The way that zoning hampers new housing construction, raising prices by constricting supply, has been a long-running theme around here (see this item from last month for an example that includes lots of links to our earlier coverage). Now two more voices have joined the issue. Here is my former New York Sun colleague, Errol Louis, now political anchor of NY1 News, writing in the Daily News, advising Democrats to seize the opportunity:
Dems also have a chance to embark on a national campaign to restart the home-building market, in part by championing local zoning rules that encourage new development. Doing so might ruffle the feathers of local environmentalists, but a pro-growth economic agenda is what voters in depressed urban and suburban swing counties are looking for.
And here is New York Times columnist David Brooks:
Richard Reeves of the Brookings Institution recently published a book called "Dream Hoarders" detailing some of the structural ways the well educated rig the system.
The most important is residential zoning restrictions. Well-educated people tend to live in places like Portland, New York and San Francisco that have housing and construction rules that keep the poor and less educated away from places with good schools and good job opportunities.

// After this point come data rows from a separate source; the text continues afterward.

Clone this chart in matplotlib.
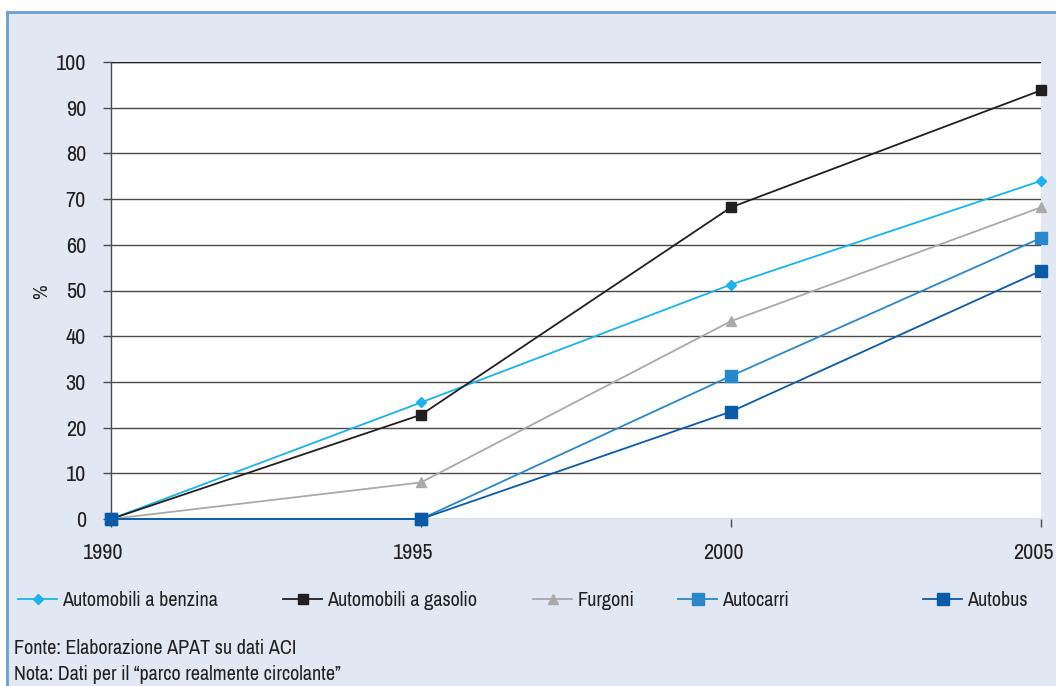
import matplotlib
matplotlib.use("Agg")
import matplotlib.pyplot as plt
import matplotlib.transforms as mtransforms
from matplotlib.lines import Line2D

plt.rcParams['font.family'] = ['Archivo Narrow', 'Liberation Sans', 'DejaVu Sans']

# dati
anni = [1990, 1995, 2000, 2005]
benzina = [0, 25.5, 51.3, 74.0]
gasolio = [0, 22.8, 68.2, 93.8]
furgoni = [0, 8.0, 43.3, 68.2]
autocarri = [0, 0, 31.3, 61.5]
autobus = [0, 0, 23.5, 54.3]

nomi = ["Automobili a benzina", "Automobili a gasolio", "Furgoni", "Autocarri", "Autobus"]
serie = [benzina, gasolio, furgoni, autocarri, autobus]
colori = ["#1cb1ea", "#231f20", "#a9a9a9", "#2a87c9", "#0b5aa8"]
marker = ["D", "s", "^", "s", "s"]
msize = [5.5, 7, 7.5, 8, 8]

W, H = 1056, 686
bg = "#e1e7f3"
testo = "#231f20"
fs = 14.5
fs_tick = 16

fig = plt.figure(figsize=(W / 100, H / 100), dpi=100, facecolor=bg)
ax = fig.add_axes([111 / W, 1 - 519 / H, (1041 - 111) / W, (519 - 62) / H])
ax.set_facecolor("white")

linee = []
for y, nome, c, m, ms in zip(serie, nomi, colori, marker, msize):
    l, = ax.plot(anni, y, color=c, marker=m, markersize=ms, linewidth=1.3,
                 clip_on=False, zorder=3, label=nome)
    linee.append(l)

ax.set_xlim(1990, 2005)
ax.set_ylim(0, 100)
ax.set_yticks(range(0, 101, 10))
ax.set_xticks(anni)
ax.yaxis.grid(True, color="#4a4a4a", linewidth=1.0)
ax.set_axisbelow(True)
for s in ["top", "right", "bottom"]:
    ax.spines[s].set_visible(False)
ax.spines["left"].set_color("#4a4a4a")
ax.spines["left"].set_linewidth(1.0)
ax.axhline(100, color=testo, linewidth=1.0, zorder=1)
ax.tick_params(axis="both", direction="out", width=1, color="#4a4a4a",
               labelsize=fs_tick, labelcolor=testo)
ax.tick_params(axis="y", length=6, pad=12)
ax.tick_params(axis="x", length=5.5, pad=12)

# etichette dell'asse x leggermente a sinistra del tick
for lab in ax.get_xticklabels():
    lab.set_transform(lab.get_transform() + mtransforms.ScaledTranslation(-8 / 100, 0, fig.dpi_scale_trans))

fig.text(42 / W, 1 - 292 / H, "%", rotation=90, fontsize=fs, color=testo, ha="center", va="center")

# legenda su una riga, voci posizionate una per una
pos_x = [18, 283, 533, 678, 923]
for l, x in zip(linee, pos_x):
    fig.legend(handles=[l], loc="center left", bbox_to_anchor=(x / W, 1 - 601 / H),
               frameon=False, fontsize=fs, handlelength=1.95, handletextpad=0.25,
               borderpad=0, borderaxespad=0, labelcolor=testo)

fig.text(14 / W, 1 - 648 / H, "Fonte: Elaborazione APAT su dati ACI",
         fontsize=fs, color=testo, va="center")
fig.text(14 / W, 1 - 675 / H, "Nota: Dati per il \u201cparco realmente circolante\u201d",
         fontsize=fs, color=testo, va="center")

# cornice: fondo bianco fuori, bordo azzurro a sinistra e in alto
fig.patches.append(plt.Rectangle((0, 1 - 12 / H), 1, 12 / H, transform=fig.transFigure,
                                 facecolor="white", edgecolor="none", zorder=-1))
fig.patches.append(plt.Rectangle((0, 0), 7 / W, 1, transform=fig.transFigure,
                                 facecolor="white", edgecolor="none", zorder=-1))
bordo = "#6c9ecf"
fig.add_artist(Line2D([7 / W, 7 / W], [0, 1 - 12 / H], transform=fig.transFigure,
                      color=bordo, linewidth=2))
fig.add_artist(Line2D([7 / W, 1], [1 - 12 / H, 1 - 12 / H], transform=fig.transFigure,
                      color=bordo, linewidth=2))

fig.savefig("out.png", dpi=100, facecolor=bg)
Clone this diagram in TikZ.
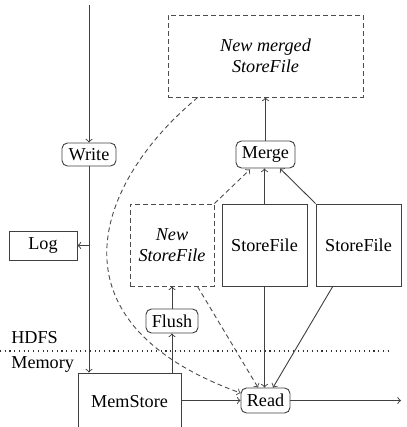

These rules have a devastating effect on economic growth nationwide. Research by economists Chang-Tai Hsieh and Enrico Moretti suggests that zoning restrictions in the nation's 220 top metro areas lowered aggregate U.S. growth by more than 50 percent from 1964 to 2009. The restrictions also have a crucial role in widening inequality. An analysis by Jonathan Rothwell finds that if the most restrictive cities became like the least restrictive, the inequality between different neighborhoods would be cut in half.